PROBLEM DETAILS — Return the material exactly, first line through the line containing "label_gaps = [2, 3, 2, 3, 2, 3, 1]", and nothing more. Pictures stay out.

— BEGIN DATA SEGMENT —

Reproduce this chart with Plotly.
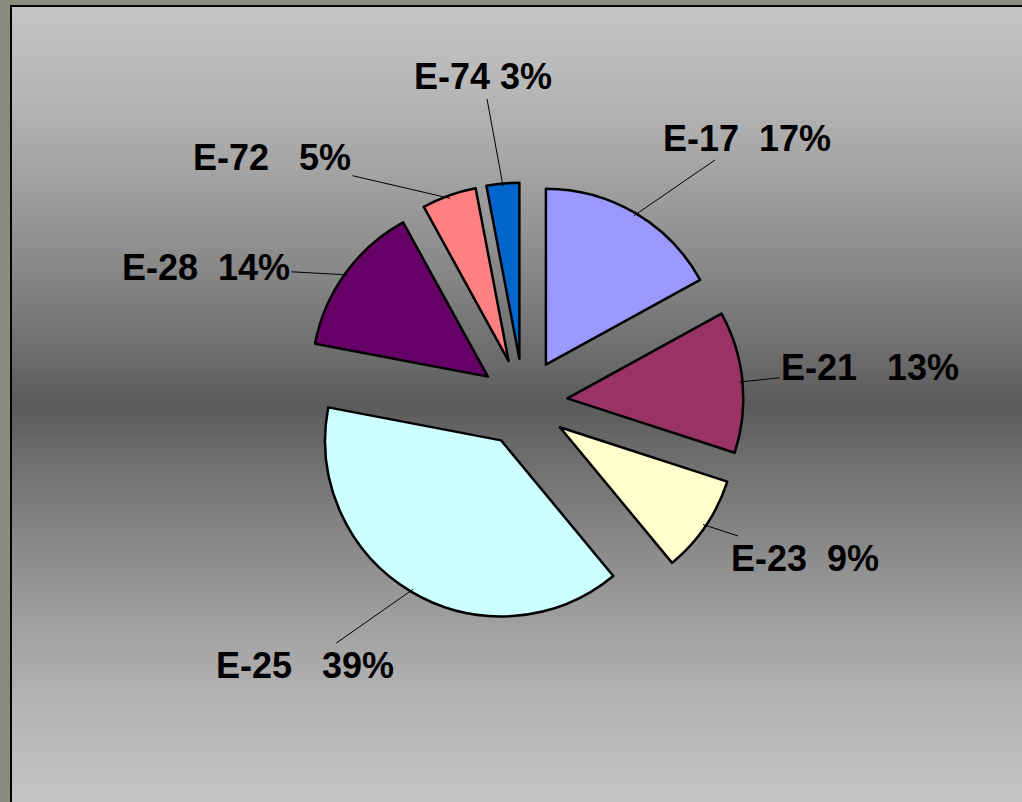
import math
import plotly.graph_objects as go

# ---- data ----
categories = ["E-17", "E-21", "E-23", "E-25", "E-28", "E-72", "E-74"]
shares = [17, 13, 9, 39, 14, 5, 3]
slice_colors = ["#9999FF", "#993366", "#FFFFCC", "#CCFFFF", "#660066", "#FF8080", "#0066CC"]
label_gaps = [2, 3, 2, 3, 2, 3, 1]          # spaces between name and percent

# ---- layout constants ----
W, H = 1022, 802
CX, CY = 523.5, 402.5      # pie centre (px)
R = 176                    # pie radius (px)
PULL = 0.25
label_pos = [(747, 138), (870, 368), (805, 558), (305, 665), (206, 267), (272, 157), (483, 77)]
FONT = "Liberation Sans Narrow, Arial Narrow, Liberation Sans, Arial, sans-serif"

half = R * (1 + PULL)
dom_x = [(CX - half) / W, (CX + half) / W]
dom_y = [1 - (CY + half) / H, 1 - (CY - half) / H]

fig = go.Figure()
fig.add_trace(go.Pie(
    labels=categories,
    values=shares,
    sort=False,
    direction="clockwise",
    rotation=0,
    pull=[PULL] * len(shares),
    marker=dict(colors=slice_colors, line=dict(color="black", width=2.5)),
    textinfo="none",
    hoverinfo="label+percent",
    showlegend=False,
    domain=dict(x=dom_x, y=dom_y),
))

# ---- background gradient (light - dark - light) ----
shapes = []
top, bottom, left = 7, H, 12
n = 265
step = (bottom - top) / n
mid = (top + bottom) / 2
for i in range(n):
    y0 = top + i * step
    y1 = y0 + step + 0.6
    d = abs((y0 + step / 2) - mid) / ((bottom - top) / 2)
    f = 1 - (1 - min(d, 1)) ** 1.35
    v = int(round(91 + (195 - 91) * f))
    shapes.append(dict(type="rect", xref="paper", yref="paper", layer="below",
                       x0=left / W, x1=1.0, y0=1 - y1 / H, y1=1 - y0 / H,
                       fillcolor=f"rgb({v},{v},{v})", line=dict(width=0)))
# frame lines
shapes.append(dict(type="line", xref="paper", yref="paper", layer="below",
                   x0=11 / W, x1=11 / W, y0=0, y1=1 - 5 / H, line=dict(color="black", width=2)))
shapes.append(dict(type="line", xref="paper", yref="paper", layer="below",
                   x0=10 / W, x1=1.0, y0=1 - 6 / H, y1=1 - 6 / H, line=dict(color="black", width=2)))

# ---- labels with leader lines ----
annotations = []
total = sum(shares)
cum = 0
for name, v, gap, (lx, ly) in zip(categories, shares, label_gaps, label_pos):
    theta = math.radians(360 * (cum + v / 2) / total)
    cum += v
    rr = R * (1 + PULL) - 3
    tx = CX + rr * math.sin(theta)
    ty = CY - rr * math.cos(theta)
    text = f"{name}{chr(160) * gap}{v}%"
    annotations.append(dict(
        x=tx / W, y=1 - ty / H, xref="paper", yref="paper",
        ax=lx - tx, ay=ly - ty, axref="pixel", ayref="pixel",
        text=text, showarrow=True, arrowhead=0, arrowwidth=1, arrowcolor="black",
        font=dict(family=FONT, size=36, color="black", weight="bold"),
        xanchor="center", yanchor="middle",
    ))

fig.update_layout(
    width=W, height=H,
    margin=dict(l=0, r=0, t=0, b=0),
    paper_bgcolor="#8C8C7C",
    plot_bgcolor="rgba(0,0,0,0)",
    shapes=shapes,
    annotations=annotations,
)

fig.write_html(
    "out.html",
    config={"displayModeBar": False},
    post_script="document.body.style.margin='0';document.body.style.overflow='hidden';",
)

— END DATA SEGMENT —

REPLY TO THE EXERCISE —
Reproduce this chart with Plotly.
import math
import plotly.graph_objects as go

# ---- data ----
categories = ["E-17", "E-21", "E-23", "E-25", "E-28", "E-72", "E-74"]
shares = [17, 13, 9, 39, 14, 5, 3]
slice_colors = ["#9999FF", "#993366", "#FFFFCC", "#CCFFFF", "#660066", "#FF8080", "#0066CC"]
label_gaps = [2, 3, 2, 3, 2, 3, 1]          # spaces between name and percent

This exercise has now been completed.